The most likely problems—beginning and end poorly connected or lacking a definite turning point—aren't all that can go wrong. Some problems can happen to any kind of story, and I'll get to those in a minute. But there are two other problems to which circular stories are especially prone. Knowing what they are will help you watch out for them.
One problem is assuming that, because the story continues beyond the final confrontation, it doesn't have any plot chores to do. Such an ending can turn into something like a Victorian epilogue, babbling on about what happens to major (or even minor) characters for the next thirty years or so. There's no development, no plot, nothing but the author droning on until eventually the story falls dead of exhaustion.
Circular endings do have a job: showing the homecoming, the new norm; establishing how the middle (turning point) matters; bringing the story full circle.
After they've done their proper work in as direct and compact a way as possible, they should shut up.
Another problem is stopping the story short at the conclusion of your final confrontation, your Big Scene. Ending with a bang is fine for a linear story, but it short-circuits the potential strengths of structure and of resolution which make circular stories special.
After the gunfight and the defeat of the hired killer, Shane pauses for a moment to reassure the boy who's the story's narrator and then rides off alone, mirroring the story's opening in reverse order. Shane ends as it began, with a lone horseman in the distance, being watched by a young boy; but neither Shane nor the boy is precisely what he was at the outset. They're no longer strangers—to each other, or to the reader. The reader knows how each has changed the other's life for the better. Peace is now possible—the new norm.
Although we don't expect either man or boy to live blithely happily ever after, and although the story ends with a parting, a final farewell, we know both Shane and the boy are going to be all right now. This story is over, and it's a positive resolution even though not precisely a "happy" ending. We don't need the details. We know that something of importance has happened and now is resolved.
The close of Gone with the Wind seems even grimmer, if we consider only the gross facts of the situation. Rhett has finally left Scarlett for good. Her sole child has died. She has no husband and no way of supporting herself. None of these things is developed any further. They're left as flat facts, final.
But the story's main issue was Scarlett's resiliency and courage in defending and maintaining Tara, her home, and only secondarily her stormy romance with Rhett. Rhett's walking out is the crisis which leaves Scarlett alone again at the story's center— again the sole mistress of Tara. Whatever she may have lost, she still has that. And when she echoes the line that's helped her survive so many past crises, "I'll think about it tomorrow," we believe that somehow she'll cope and survive, and so will Tara, just as they always have.

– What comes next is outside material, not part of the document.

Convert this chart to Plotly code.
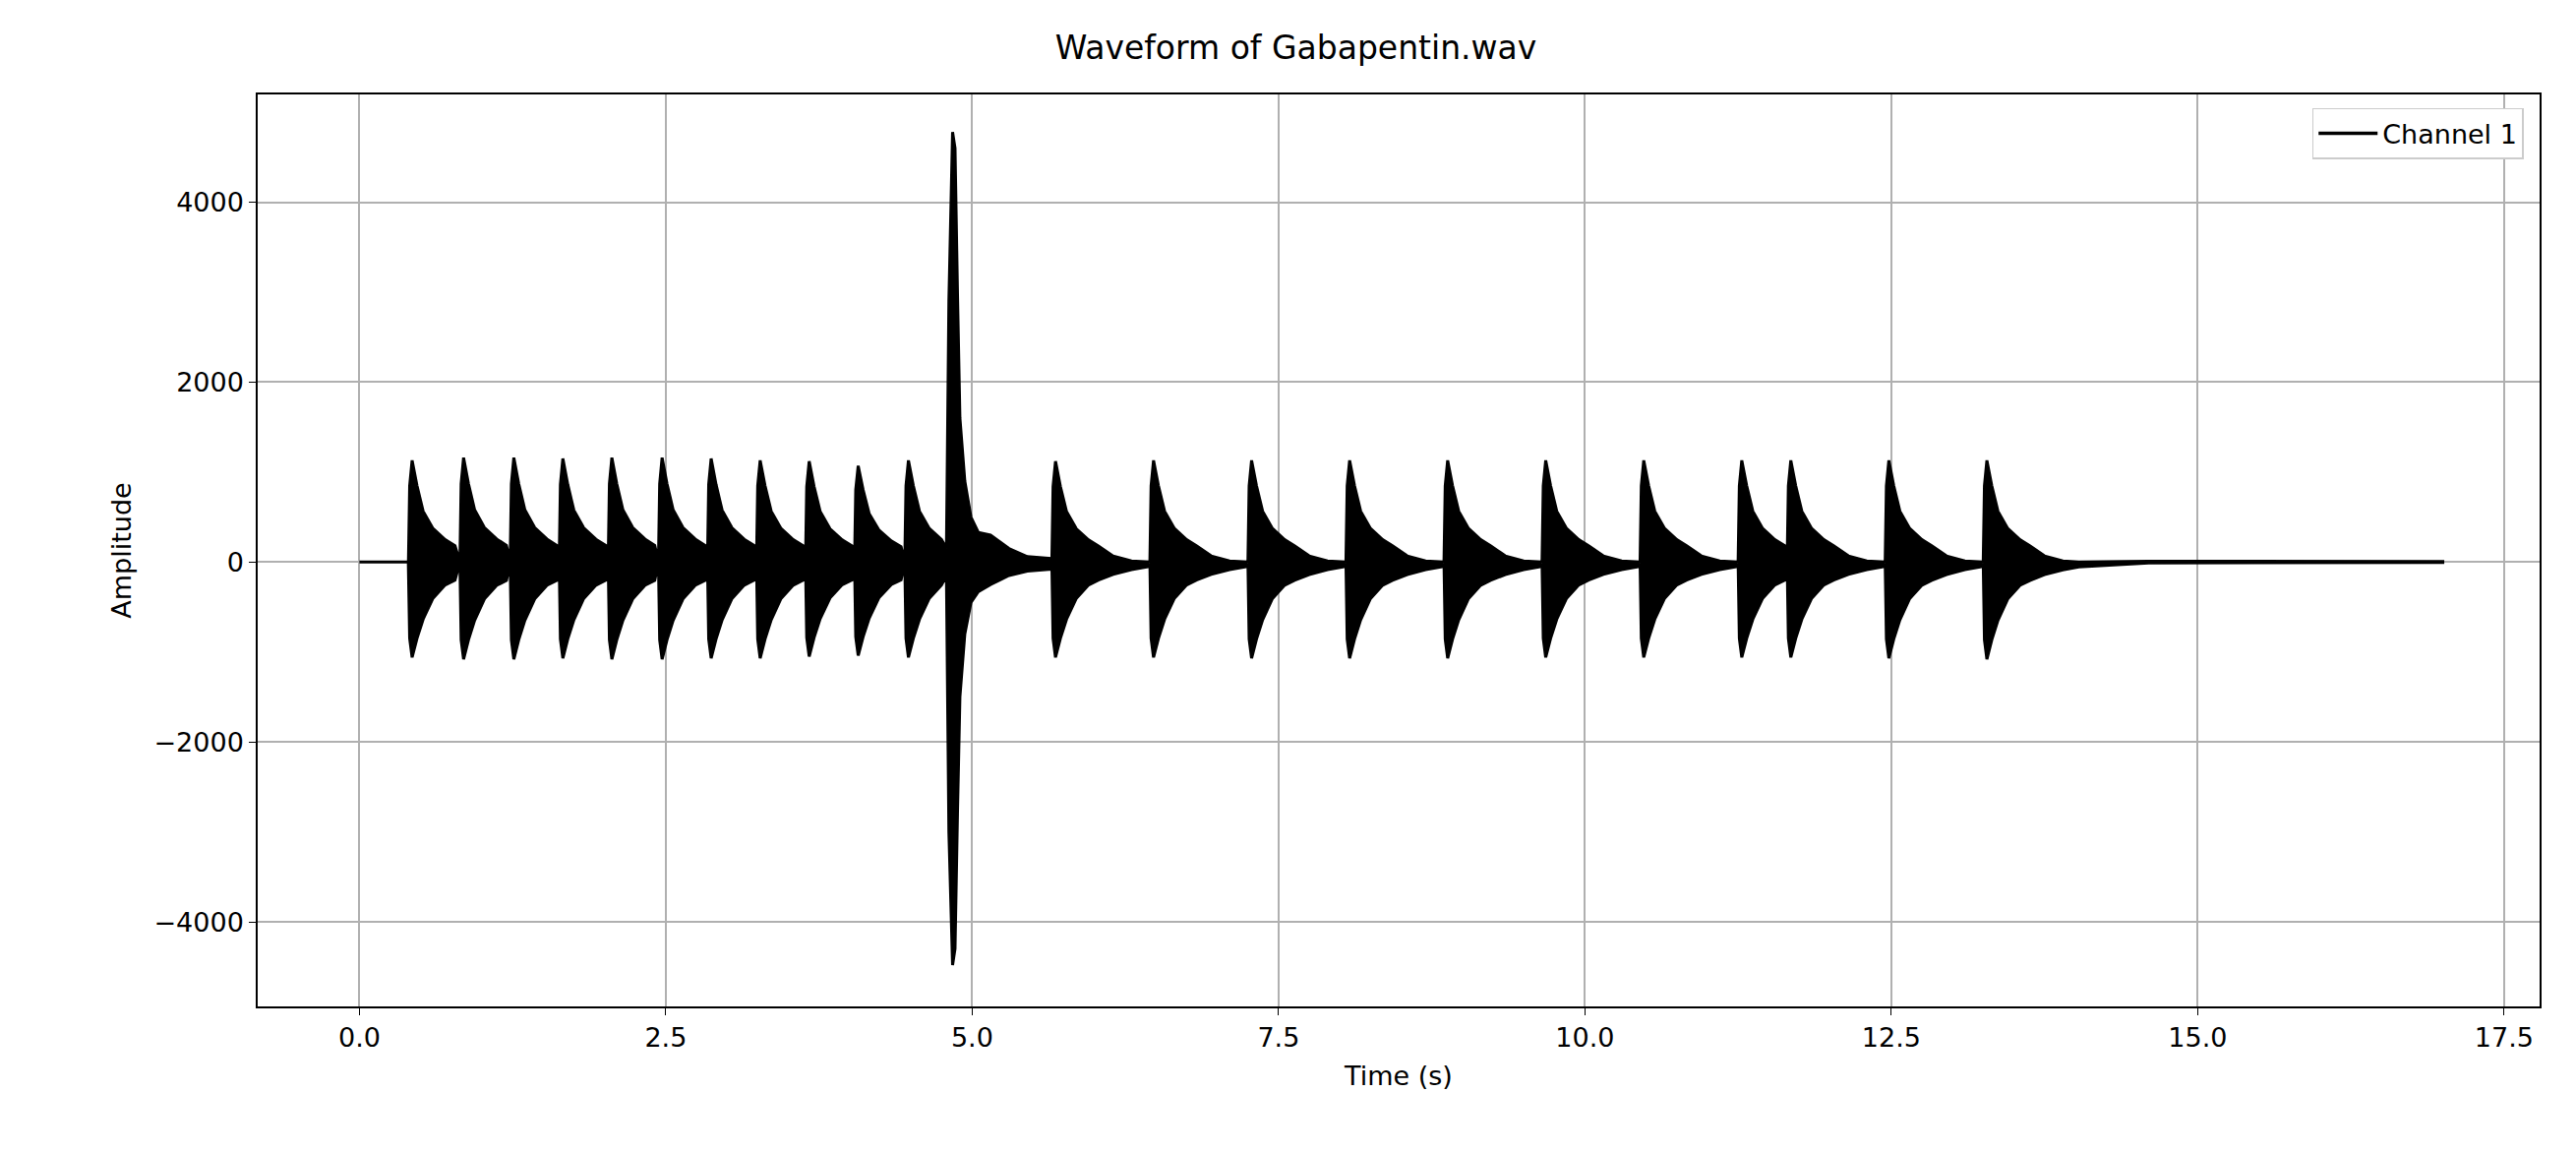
import plotly.graph_objects as go

# burst onset times (s) and peak amplitudes
onsets = [0.40, 0.82, 1.23, 1.63, 2.03, 2.44, 2.84, 3.24, 3.64, 4.04, 4.45,
          5.65, 6.45, 7.25, 8.05, 8.85, 9.65, 10.45, 11.25, 11.65, 12.45, 13.25]
peaks_up = [1130, 1160, 1160, 1150, 1160, 1160, 1150, 1130, 1120, 1070, 1130,
            1120, 1130, 1130, 1130, 1130, 1130, 1130, 1130, 1130, 1130, 1130]
peaks_dn = [-1060, -1080, -1080, -1070, -1080, -1080, -1070, -1070, -1050, -1040, -1060,
            -1060, -1060, -1070, -1070, -1070, -1060, -1060, -1060, -1060, -1070, -1080]
# envelope profile of one burst (offset s, relative upper, relative lower)
prof_t  = [0.0, 0.01, 0.03, 0.07, 0.12, 0.2, 0.3, 0.38, 0.5, 0.65, 0.78]
prof_up = [0.0, 0.75, 1.0, 0.75, 0.5, 0.33, 0.22, 0.16, 0.06, 0.01, 0.0]
prof_dn = [0.0, 0.8, 1.0, 0.8, 0.6, 0.38, 0.24, 0.19, 0.13, 0.08, 0.05]
# big event near 4.85 s
spike_t  = [4.79, 4.81, 4.84, 4.86, 4.88, 4.90, 4.94, 4.99, 5.05, 5.15, 5.3, 5.45, 5.64]
spike_up = [150, 2900, 4780, 4600, 3000, 1600, 900, 500, 330, 300, 150, 60, 40]
spike_dn = [-150, -3000, -4480, -4300, -2800, -1500, -800, -450, -330, -250, -150, -100, -80]

T, U, L = [0.0, 0.399], [0, 0], [0, 0]
for i, t0 in enumerate(onsets):
    nxt = onsets[i + 1] if i + 1 < len(onsets) else 14.6
    if t0 == 4.45:
        nxt = 4.79
    for dt, pu, pd in zip(prof_t, prof_up, prof_dn):
        if t0 + dt < nxt:
            T.append(t0 + dt); U.append(pu * peaks_up[i]); L.append(pd * peaks_dn[i])
    if t0 == 4.45:
        T += spike_t; U += spike_up; L += spike_dn
T += [14.6, 17.0]; U += [10, 5]; L += [-10, -5]

fig = go.Figure()
fig.add_trace(go.Scatter(x=T + T[::-1], y=U + L[::-1], fill="toself", fillcolor="black",
                         line=dict(color="black", width=3), mode="lines", showlegend=False,
                         hoverinfo="skip"))
fig.add_trace(go.Scatter(x=[None], y=[None], mode="lines", line=dict(color="black", width=3.5),
                         name="Channel 1"))
ax = dict(showgrid=True, gridcolor="#b0b0b0", gridwidth=1.5, zeroline=False, showline=True,
          linecolor="black", linewidth=1.5, mirror=True, ticks="outside", ticklen=7,
          tickcolor="black", tickfont=dict(size=27, color="black"))
fig.update_layout(
    width=2619, height=1172, plot_bgcolor="white", paper_bgcolor="white",
    margin=dict(l=254, r=45, t=88, b=157),
    font=dict(family="DejaVu Sans", color="black"),
    title=dict(text="Waveform of Gabapentin.wav", x=0.5, xanchor="center", y=0.975,
               font=dict(size=33)),
    xaxis=dict(**ax, range=[-0.83, 17.79], tickvals=[0, 2.5, 5, 7.5, 10, 12.5, 15, 17.5],
               ticktext=["0.0", "2.5", "5.0", "7.5", "10.0", "12.5", "15.0", "17.5"],
               title=dict(text="Time (s)", font=dict(size=27))),
    yaxis=dict(**ax, range=[-4940, 5198], tickvals=[-4000, -2000, 0, 2000, 4000],
               ticktext=["−4000", "−2000", "0", "2000", "4000"],
               title=dict(text="Amplitude", font=dict(size=27))),
    legend=dict(x=0.993, y=0.985, xanchor="right", yanchor="top", bordercolor="#cccccc",
                borderwidth=1.5, font=dict(size=27), bgcolor="white", itemwidth=60),
)
fig.write_html("out.html")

That's all the resolution needed to make the ending a complete, satisfying one. The important things are settled—not every possible thing the author might have dragged the story out to explain.
And ending with an implicit reminder to the reader of Scarlett's proven (sometimes ruthless) ability to survive makes this story's close, like that of Shane, upbeat and positive in mood. It emphasizes Scarlett's essential identity—the lady of Tara, then, now, and always—and her characteristic refusal to accept defeat, even amid the wreckage of her life. We know she'll get by somehow—dead child, no money, lost lover notwithstanding. And that makes it a happy ending.
If you want the power of circularity and connectedness for your story, bring it back, bring it home first. Then let it be over.